I think that just adding brewing salts without a water report or a specific goal in mind would do more harm than good.

I need to decide what I'm going to do in future. I use filtered water so all the minerals are gone. I may use store-bought drinking water for my steep and ditch the salts. Feels like too much complication for a noob. I should mess with stuff as little as possible 'til I know what I'm doing. :drunk:
 
I'm glad my attempt at humor came through in my ten character post.:D

I'm also happy that it has cleared up and the off flavors are disappearing. My pumpkin ale tasted a bit funny after one week (It was a partially filled bottle that I opened just in case so it wouldn't explode.) It's getting better at two weeks. Just have patience.
 
I tasted the Nut Brown wort on Friday at two weeks

I tasted mine when I took my OG reading...and it was super bitter. Reminded me and the Mrs. about those old bitter beer face commercials - where the dudes just puckered and squinted.
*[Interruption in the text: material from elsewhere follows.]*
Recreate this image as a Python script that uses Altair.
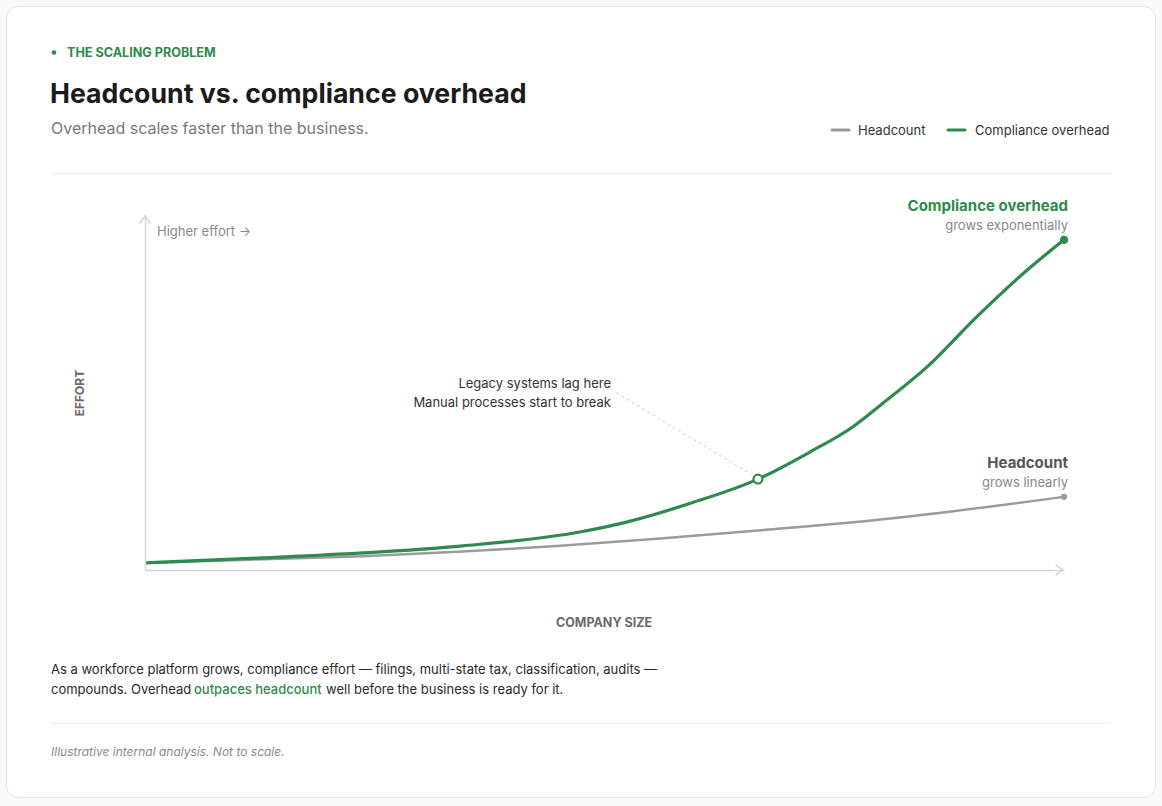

Don't think I'll be squeezing anymore, just sparge'in.

We'll see in another 2-3 weeks when I take the FG reading before bottling! :cool:

MT
 
Don't think I'll be squeezing anymore, just sparge'in.

Since John Palmer says it's OK I think I'll skip the rinse and do his way next time. As someone recently said....

Professor Frink said:
If John Palmer told me to use pudding and fish sticks in my beer, I would do it.
 
I use filtered water so all the minerals are gone.

If it is just a carbon filter (pur, brita, etc.) the minerals (salts) are gonna mostly be there still. Carbon really only removes chlorine, chloramines, some mineral content, and other 'taste' issues. Everything else is dissolved and has to be forced out of solution.

Reverse Osmosis water (RO) will remove most of the dissolved minerals, and de-ionization (DI) will remove all the remaining ions. This is about as close to distilled as you can get without actual distillation. Most 'drinking water' bought at the store is simply municipal water that is sent through RO machines and then replenished with minerals.

I'd stick with your filtered tap, and if you are worried.....get a report and then judge from the hardness, alkalinity, etc. what you need to adjust.